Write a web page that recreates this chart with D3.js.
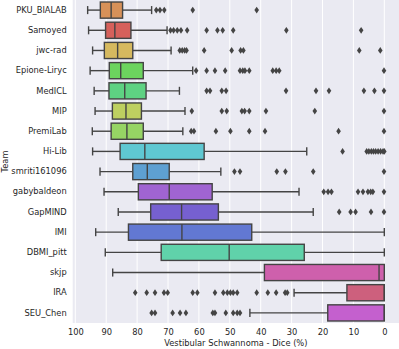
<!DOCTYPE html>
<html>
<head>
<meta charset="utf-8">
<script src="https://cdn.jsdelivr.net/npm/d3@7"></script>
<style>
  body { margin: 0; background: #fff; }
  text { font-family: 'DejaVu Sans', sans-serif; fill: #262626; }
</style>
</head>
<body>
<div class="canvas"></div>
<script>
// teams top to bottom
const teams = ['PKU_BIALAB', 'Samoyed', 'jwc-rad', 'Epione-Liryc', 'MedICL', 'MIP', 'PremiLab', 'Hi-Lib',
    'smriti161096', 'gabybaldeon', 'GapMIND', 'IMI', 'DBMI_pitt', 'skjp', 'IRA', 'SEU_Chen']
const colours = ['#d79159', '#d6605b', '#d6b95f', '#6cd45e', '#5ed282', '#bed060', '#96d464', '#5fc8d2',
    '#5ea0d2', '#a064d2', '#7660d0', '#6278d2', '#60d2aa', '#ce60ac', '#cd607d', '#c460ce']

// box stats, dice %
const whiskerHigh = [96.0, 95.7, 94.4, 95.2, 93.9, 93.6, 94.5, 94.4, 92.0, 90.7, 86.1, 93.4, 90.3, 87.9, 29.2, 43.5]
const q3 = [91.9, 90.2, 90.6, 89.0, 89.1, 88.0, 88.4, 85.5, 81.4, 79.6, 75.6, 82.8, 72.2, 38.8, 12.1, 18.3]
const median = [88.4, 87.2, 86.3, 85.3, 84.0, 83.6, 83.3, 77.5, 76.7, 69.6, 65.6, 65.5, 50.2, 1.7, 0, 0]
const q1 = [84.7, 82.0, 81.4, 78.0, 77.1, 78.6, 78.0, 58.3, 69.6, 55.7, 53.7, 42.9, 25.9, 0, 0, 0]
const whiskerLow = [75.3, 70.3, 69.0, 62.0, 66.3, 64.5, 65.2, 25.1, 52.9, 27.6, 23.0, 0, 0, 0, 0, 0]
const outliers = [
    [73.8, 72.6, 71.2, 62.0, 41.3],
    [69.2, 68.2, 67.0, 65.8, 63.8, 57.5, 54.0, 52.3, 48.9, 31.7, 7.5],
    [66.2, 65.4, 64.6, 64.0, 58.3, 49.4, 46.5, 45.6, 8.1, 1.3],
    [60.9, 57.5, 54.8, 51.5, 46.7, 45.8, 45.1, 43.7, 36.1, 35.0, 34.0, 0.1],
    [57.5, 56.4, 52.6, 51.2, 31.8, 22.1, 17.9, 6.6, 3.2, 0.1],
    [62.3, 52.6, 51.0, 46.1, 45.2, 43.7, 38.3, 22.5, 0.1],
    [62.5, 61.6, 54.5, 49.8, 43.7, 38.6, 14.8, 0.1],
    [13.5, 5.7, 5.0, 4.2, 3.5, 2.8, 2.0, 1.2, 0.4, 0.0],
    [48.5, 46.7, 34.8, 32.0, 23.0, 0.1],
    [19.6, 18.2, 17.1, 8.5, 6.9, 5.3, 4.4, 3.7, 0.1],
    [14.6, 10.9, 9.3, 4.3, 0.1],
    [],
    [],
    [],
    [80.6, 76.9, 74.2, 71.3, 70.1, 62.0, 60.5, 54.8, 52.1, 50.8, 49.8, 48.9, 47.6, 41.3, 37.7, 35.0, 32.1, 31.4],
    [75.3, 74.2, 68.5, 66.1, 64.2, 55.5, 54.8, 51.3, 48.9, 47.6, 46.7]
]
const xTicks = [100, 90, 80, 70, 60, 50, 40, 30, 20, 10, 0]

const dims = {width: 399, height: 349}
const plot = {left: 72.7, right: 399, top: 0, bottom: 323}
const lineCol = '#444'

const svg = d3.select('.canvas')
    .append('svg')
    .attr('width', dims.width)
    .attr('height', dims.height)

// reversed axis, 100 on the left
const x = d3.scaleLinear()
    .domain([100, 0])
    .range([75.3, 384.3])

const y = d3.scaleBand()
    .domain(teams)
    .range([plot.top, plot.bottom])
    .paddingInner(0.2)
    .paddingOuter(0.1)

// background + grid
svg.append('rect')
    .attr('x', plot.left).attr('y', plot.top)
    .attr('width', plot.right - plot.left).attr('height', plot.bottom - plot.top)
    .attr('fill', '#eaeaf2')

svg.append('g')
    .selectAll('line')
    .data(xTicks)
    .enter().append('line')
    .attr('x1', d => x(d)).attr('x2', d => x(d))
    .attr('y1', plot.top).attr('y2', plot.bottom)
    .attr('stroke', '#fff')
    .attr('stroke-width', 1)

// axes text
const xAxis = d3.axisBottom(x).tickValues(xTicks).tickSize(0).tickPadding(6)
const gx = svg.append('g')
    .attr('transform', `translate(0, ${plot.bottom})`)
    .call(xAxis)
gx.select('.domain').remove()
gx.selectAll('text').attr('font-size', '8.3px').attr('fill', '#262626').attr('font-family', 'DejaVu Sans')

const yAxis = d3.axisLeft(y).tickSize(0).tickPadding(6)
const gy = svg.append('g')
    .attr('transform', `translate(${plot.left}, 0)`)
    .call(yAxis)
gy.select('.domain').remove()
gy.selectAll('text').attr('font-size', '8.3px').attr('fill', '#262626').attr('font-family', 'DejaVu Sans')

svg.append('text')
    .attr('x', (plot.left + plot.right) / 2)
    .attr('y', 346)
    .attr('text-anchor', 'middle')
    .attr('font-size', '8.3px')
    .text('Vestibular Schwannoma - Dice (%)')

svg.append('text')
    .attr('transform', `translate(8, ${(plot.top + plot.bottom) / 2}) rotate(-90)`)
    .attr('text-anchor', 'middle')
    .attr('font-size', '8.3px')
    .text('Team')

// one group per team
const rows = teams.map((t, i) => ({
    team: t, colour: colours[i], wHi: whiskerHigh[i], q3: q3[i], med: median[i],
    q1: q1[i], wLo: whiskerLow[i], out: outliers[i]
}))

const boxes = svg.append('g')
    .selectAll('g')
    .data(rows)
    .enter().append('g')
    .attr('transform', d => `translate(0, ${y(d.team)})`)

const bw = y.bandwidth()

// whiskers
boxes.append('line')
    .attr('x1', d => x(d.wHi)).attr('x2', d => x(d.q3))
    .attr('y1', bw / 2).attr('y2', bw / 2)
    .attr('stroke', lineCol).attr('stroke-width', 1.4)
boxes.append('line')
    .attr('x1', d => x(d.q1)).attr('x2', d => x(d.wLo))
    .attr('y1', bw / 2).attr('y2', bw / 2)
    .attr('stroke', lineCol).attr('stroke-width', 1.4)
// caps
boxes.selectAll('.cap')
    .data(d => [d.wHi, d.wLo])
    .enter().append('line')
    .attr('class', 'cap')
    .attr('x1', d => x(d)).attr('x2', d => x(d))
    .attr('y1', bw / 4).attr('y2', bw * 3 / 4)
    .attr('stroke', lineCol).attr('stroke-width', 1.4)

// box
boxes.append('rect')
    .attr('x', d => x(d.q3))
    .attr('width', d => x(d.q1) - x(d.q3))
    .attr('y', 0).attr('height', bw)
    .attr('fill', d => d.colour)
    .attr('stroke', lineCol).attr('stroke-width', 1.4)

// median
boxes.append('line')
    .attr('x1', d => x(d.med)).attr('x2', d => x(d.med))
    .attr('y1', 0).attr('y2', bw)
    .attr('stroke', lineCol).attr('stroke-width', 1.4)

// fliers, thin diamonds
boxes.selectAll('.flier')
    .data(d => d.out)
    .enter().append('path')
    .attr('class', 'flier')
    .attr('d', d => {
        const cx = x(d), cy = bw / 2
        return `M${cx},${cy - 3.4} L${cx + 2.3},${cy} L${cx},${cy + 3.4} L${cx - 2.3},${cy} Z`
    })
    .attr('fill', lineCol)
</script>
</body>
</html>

──────

• WHAT THE TASK REQUIRES: Without the pictures, copy the material exactly as given.

• FINISHED TASK:
Write a web page that recreates this chart with D3.js.
<!DOCTYPE html>
<html>
<head>
<meta charset="utf-8">
<script src="https://cdn.jsdelivr.net/npm/d3@7"></script>
<style>
  body { margin: 0; background: #fff; }
  text { font-family: 'DejaVu Sans', sans-serif; fill: #262626; }
</style>
</head>
<body>
<div class="canvas"></div>
<script>
// teams top to bottom
const teams = ['PKU_BIALAB', 'Samoyed', 'jwc-rad', 'Epione-Liryc', 'MedICL', 'MIP', 'PremiLab', 'Hi-Lib',
    'smriti161096', 'gabybaldeon', 'GapMIND', 'IMI', 'DBMI_pitt', 'skjp', 'IRA', 'SEU_Chen']
const colours = ['#d79159', '#d6605b', '#d6b95f', '#6cd45e', '#5ed282', '#bed060', '#96d464', '#5fc8d2',
    '#5ea0d2', '#a064d2', '#7660d0', '#6278d2', '#60d2aa', '#ce60ac', '#cd607d', '#c460ce']

// box stats, dice %
const whiskerHigh = [96.0, 95.7, 94.4, 95.2, 93.9, 93.6, 94.5, 94.4, 92.0, 90.7, 86.1, 93.4, 90.3, 87.9, 29.2, 43.5]
const q3 = [91.9, 90.2, 90.6, 89.0, 89.1, 88.0, 88.4, 85.5, 81.4, 79.6, 75.6, 82.8, 72.2, 38.8, 12.1, 18.3]
const median = [88.4, 87.2, 86.3, 85.3, 84.0, 83.6, 83.3, 77.5, 76.7, 69.6, 65.6, 65.5, 50.2, 1.7, 0, 0]
const q1 = [84.7, 82.0, 81.4, 78.0, 77.1, 78.6, 78.0, 58.3, 69.6, 55.7, 53.7, 42.9, 25.9, 0, 0, 0]
const whiskerLow = [75.3, 70.3, 69.0, 62.0, 66.3, 64.5, 65.2, 25.1, 52.9, 27.6, 23.0, 0, 0, 0, 0, 0]
const outliers = [
    [73.8, 72.6, 71.2, 62.0, 41.3],
    [69.2, 68.2, 67.0, 65.8, 63.8, 57.5, 54.0, 52.3, 48.9, 31.7, 7.5],
    [66.2, 65.4, 64.6, 64.0, 58.3, 49.4, 46.5, 45.6, 8.1, 1.3],
    [60.9, 57.5, 54.8, 51.5, 46.7, 45.8, 45.1, 43.7, 36.1, 35.0, 34.0, 0.1],
    [57.5, 56.4, 52.6, 51.2, 31.8, 22.1, 17.9, 6.6, 3.2, 0.1],
    [62.3, 52.6, 51.0, 46.1, 45.2, 43.7, 38.3, 22.5, 0.1],
    [62.5, 61.6, 54.5, 49.8, 43.7, 38.6, 14.8, 0.1],
    [13.5, 5.7, 5.0, 4.2, 3.5, 2.8, 2.0, 1.2, 0.4, 0.0],
    [48.5, 46.7, 34.8, 32.0, 23.0, 0.1],
    [19.6, 18.2, 17.1, 8.5, 6.9, 5.3, 4.4, 3.7, 0.1],
    [14.6, 10.9, 9.3, 4.3, 0.1],
    [],
    [],
    [],
    [80.6, 76.9, 74.2, 71.3, 70.1, 62.0, 60.5, 54.8, 52.1, 50.8, 49.8, 48.9, 47.6, 41.3, 37.7, 35.0, 32.1, 31.4],
    [75.3, 74.2, 68.5, 66.1, 64.2, 55.5, 54.8, 51.3, 48.9, 47.6, 46.7]
]
const xTicks = [100, 90, 80, 70, 60, 50, 40, 30, 20, 10, 0]

const dims = {width: 399, height: 349}
const plot = {left: 72.7, right: 399, top: 0, bottom: 323}
const lineCol = '#444'

const svg = d3.select('.canvas')
    .append('svg')
    .attr('width', dims.width)
    .attr('height', dims.height)

// reversed axis, 100 on the left
const x = d3.scaleLinear()
    .domain([100, 0])
    .range([75.3, 384.3])

const y = d3.scaleBand()
    .domain(teams)
    .range([plot.top, plot.bottom])
    .paddingInner(0.2)
    .paddingOuter(0.1)

// background + grid
svg.append('rect')
    .attr('x', plot.left).attr('y', plot.top)
    .attr('width', plot.right - plot.left).attr('height', plot.bottom - plot.top)
    .attr('fill', '#eaeaf2')

svg.append('g')
    .selectAll('line')
    .data(xTicks)
    .enter().append('line')
    .attr('x1', d => x(d)).attr('x2', d => x(d))
    .attr('y1', plot.top).attr('y2', plot.bottom)
    .attr('stroke', '#fff')
    .attr('stroke-width', 1)

// axes text
const xAxis = d3.axisBottom(x).tickValues(xTicks).tickSize(0).tickPadding(6)
const gx = svg.append('g')
    .attr('transform', `translate(0, ${plot.bottom})`)
    .call(xAxis)
gx.select('.domain').remove()
gx.selectAll('text').attr('font-size', '8.3px').attr('fill', '#262626').attr('font-family', 'DejaVu Sans')

const yAxis = d3.axisLeft(y).tickSize(0).tickPadding(6)
const gy = svg.append('g')
    .attr('transform', `translate(${plot.left}, 0)`)
    .call(yAxis)
gy.select('.domain').remove()
gy.selectAll('text').attr('font-size', '8.3px').attr('fill', '#262626').attr('font-family', 'DejaVu Sans')

svg.append('text')
    .attr('x', (plot.left + plot.right) / 2)
    .attr('y', 346)
    .attr('text-anchor', 'middle')
    .attr('font-size', '8.3px')
    .text('Vestibular Schwannoma - Dice (%)')

svg.append('text')
    .attr('transform', `translate(8, ${(plot.top + plot.bottom) / 2}) rotate(-90)`)
    .attr('text-anchor', 'middle')
    .attr('font-size', '8.3px')
    .text('Team')

// one group per team
const rows = teams.map((t, i) => ({
    team: t, colour: colours[i], wHi: whiskerHigh[i], q3: q3[i], med: median[i],
    q1: q1[i], wLo: whiskerLow[i], out: outliers[i]
}))

const boxes = svg.append('g')
    .selectAll('g')
    .data(rows)
    .enter().append('g')
    .attr('transform', d => `translate(0, ${y(d.team)})`)

const bw = y.bandwidth()

// whiskers
boxes.append('line')
    .attr('x1', d => x(d.wHi)).attr('x2', d => x(d.q3))
    .attr('y1', bw / 2).attr('y2', bw / 2)
    .attr('stroke', lineCol).attr('stroke-width', 1.4)
boxes.append('line')
    .attr('x1', d => x(d.q1)).attr('x2', d => x(d.wLo))
    .attr('y1', bw / 2).attr('y2', bw / 2)
    .attr('stroke', lineCol).attr('stroke-width', 1.4)
// caps
boxes.selectAll('.cap')
    .data(d => [d.wHi, d.wLo])
    .enter().append('line')
    .attr('class', 'cap')
    .attr('x1', d => x(d)).attr('x2', d => x(d))
    .attr('y1', bw / 4).attr('y2', bw * 3 / 4)
    .attr('stroke', lineCol).attr('stroke-width', 1.4)

// box
boxes.append('rect')
    .attr('x', d => x(d.q3))
    .attr('width', d => x(d.q1) - x(d.q3))
    .attr('y', 0).attr('height', bw)
    .attr('fill', d => d.colour)
    .attr('stroke', lineCol).attr('stroke-width', 1.4)

// median
boxes.append('line')
    .attr('x1', d => x(d.med)).attr('x2', d => x(d.med))
    .attr('y1', 0).attr('y2', bw)
    .attr('stroke', lineCol).attr('stroke-width', 1.4)

// fliers, thin diamonds
boxes.selectAll('.flier')
    .data(d => d.out)
    .enter().append('path')
    .attr('class', 'flier')
    .attr('d', d => {
        const cx = x(d), cy = bw / 2
        return `M${cx},${cy - 3.4} L${cx + 2.3},${cy} L${cx},${cy + 3.4} L${cx - 2.3},${cy} Z`
    })
    .attr('fill', lineCol)
</script>
</body>
</html>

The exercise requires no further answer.